■ COLLECTED DATA:
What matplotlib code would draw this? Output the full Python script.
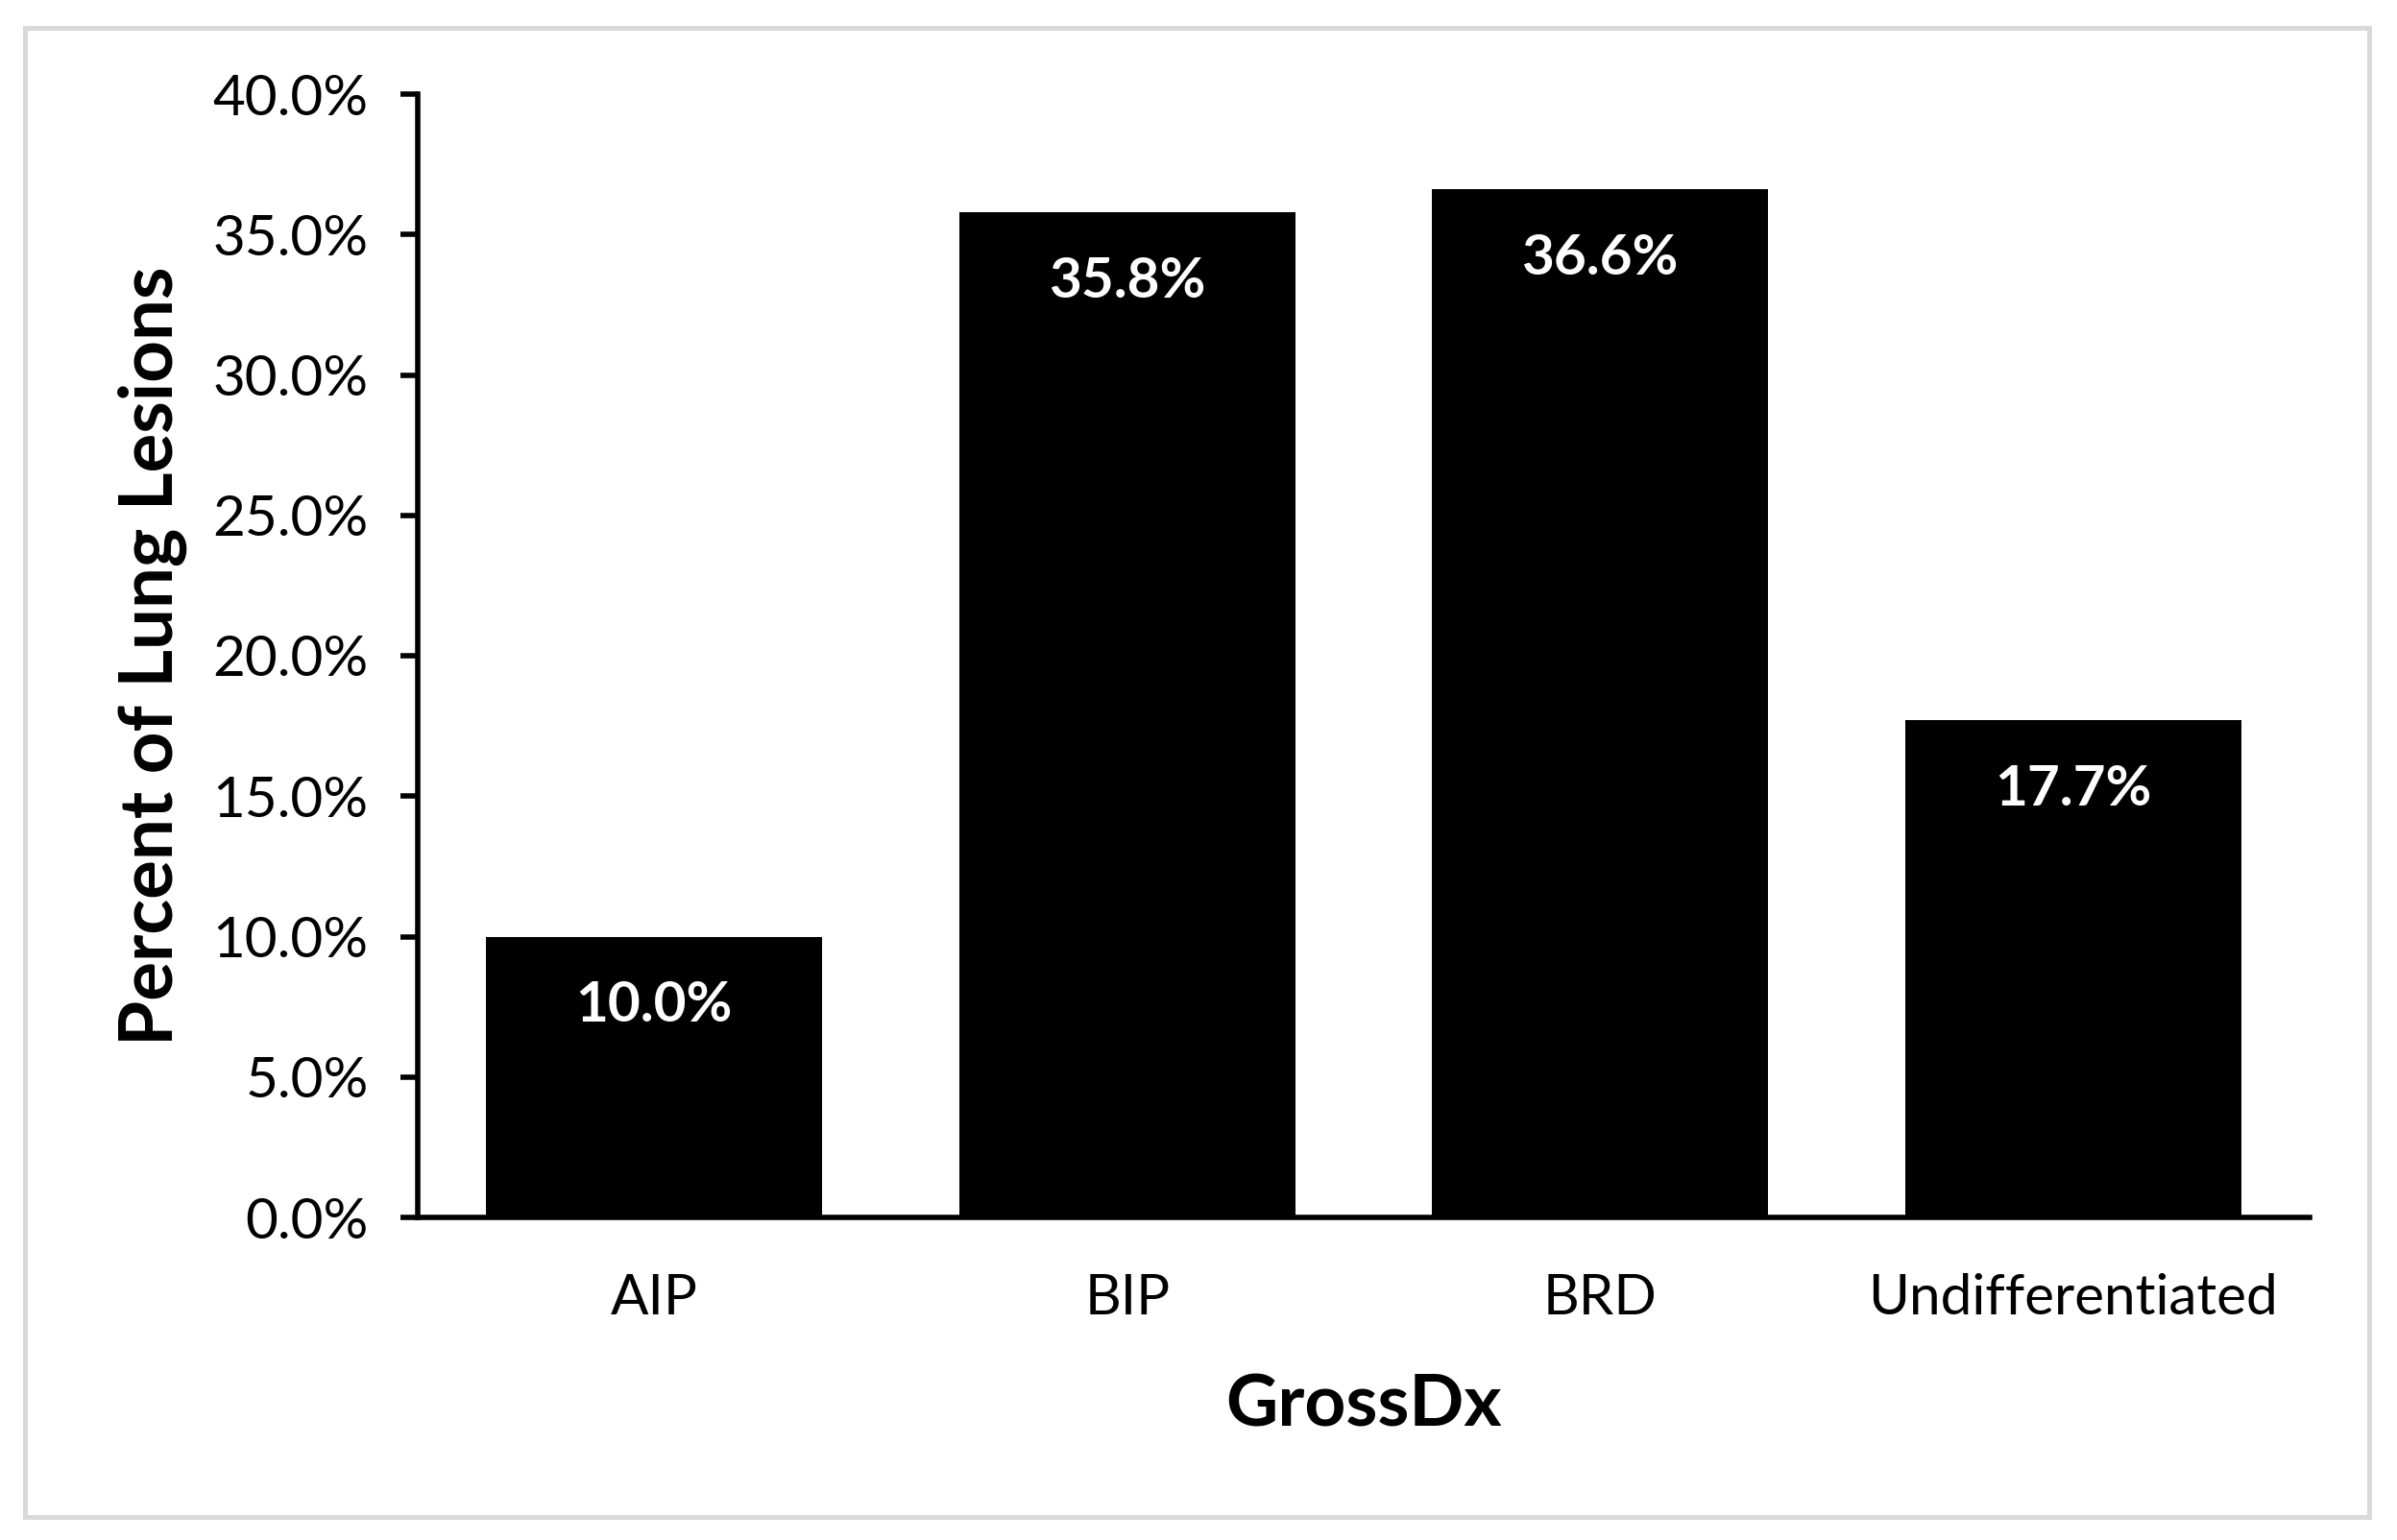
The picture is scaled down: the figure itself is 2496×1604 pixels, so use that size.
import matplotlib
matplotlib.use("Agg")
import matplotlib.pyplot as plt
from matplotlib.patches import Rectangle
from matplotlib.ticker import FuncFormatter, MultipleLocator

categories = ["AIP", "BIP", "BRD", "Undifferentiated"]
values = [10.0, 35.8, 36.6, 17.7]
value_labels = ["10.0%", "35.8%", "36.6%", "17.7%"]
x_title = "GrossDx"
y_title = "Percent of Lung Lesions"

plt.rcParams['font.family'] = ['Lato', 'DejaVu Sans']

DPI = 100
fig = plt.figure(figsize=(24.96, 16.04), dpi=DPI)
fig.patch.set_facecolor("white")

# outer light-gray frame
fig.patches.append(Rectangle((26 / 2496, 1 - 1580 / 1604), (2467 - 26) / 2496, (1580 - 29) / 1604,
                             transform=fig.transFigure, fill=False, edgecolor="#d9d9d9",
                             linewidth=3.6, zorder=0))

ax = fig.add_axes([435 / 2496, 1 - 1268 / 1604, (2405 - 435) / 2496, (1268 - 98) / 1604])
x = range(len(categories))
bars = ax.bar(x, values, width=0.71, color="black", zorder=2)

ax.set_xlim(-0.5, len(categories) - 0.5)
ax.set_ylim(0, 40)
ax.yaxis.set_major_locator(MultipleLocator(5))
ax.yaxis.set_major_formatter(FuncFormatter(lambda v, p: f"{v:.1f}%"))
ax.set_xticks(list(x))
ax.set_xticklabels(categories)

for s in ["top", "right"]:
    ax.spines[s].set_visible(False)
for s in ["left", "bottom"]:
    ax.spines[s].set_linewidth(4)
    ax.spines[s].set_color("black")

ax.tick_params(axis="y", direction="out", length=13, width=4, pad=24, labelsize=42)
ax.tick_params(axis="x", length=0, pad=42, labelsize=42)

ax.set_xlabel(x_title, fontsize=54, fontweight="bold", labelpad=36)
ax.set_ylabel(y_title, fontsize=55, fontweight="bold", labelpad=19)

for rect, lab in zip(bars, value_labels):
    ax.annotate(lab, xy=(rect.get_x() + rect.get_width() / 2, rect.get_height()),
                xytext=(0, -64), textcoords="offset points", ha="center", va="baseline",
                color="white", fontsize=42, fontweight="bold", zorder=3)

fig.savefig("out.png", dpi=DPI, facecolor="white")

■ INSTRUCTIONS TO FOLLOW: Repeat, character for character, the lines of the material above from the line with "The picture is" through the line with "linewidth=3.6, zorder=0))".

■ REPLY:
The picture is scaled down: the figure itself is 2496×1604 pixels, so use that size.
import matplotlib
matplotlib.use("Agg")
import matplotlib.pyplot as plt
from matplotlib.patches import Rectangle
from matplotlib.ticker import FuncFormatter, MultipleLocator

categories = ["AIP", "BIP", "BRD", "Undifferentiated"]
values = [10.0, 35.8, 36.6, 17.7]
value_labels = ["10.0%", "35.8%", "36.6%", "17.7%"]
x_title = "GrossDx"
y_title = "Percent of Lung Lesions"

plt.rcParams['font.family'] = ['Lato', 'DejaVu Sans']

DPI = 100
fig = plt.figure(figsize=(24.96, 16.04), dpi=DPI)
fig.patch.set_facecolor("white")

# outer light-gray frame
fig.patches.append(Rectangle((26 / 2496, 1 - 1580 / 1604), (2467 - 26) / 2496, (1580 - 29) / 1604,
                             transform=fig.transFigure, fill=False, edgecolor="#d9d9d9",
                             linewidth=3.6, zorder=0))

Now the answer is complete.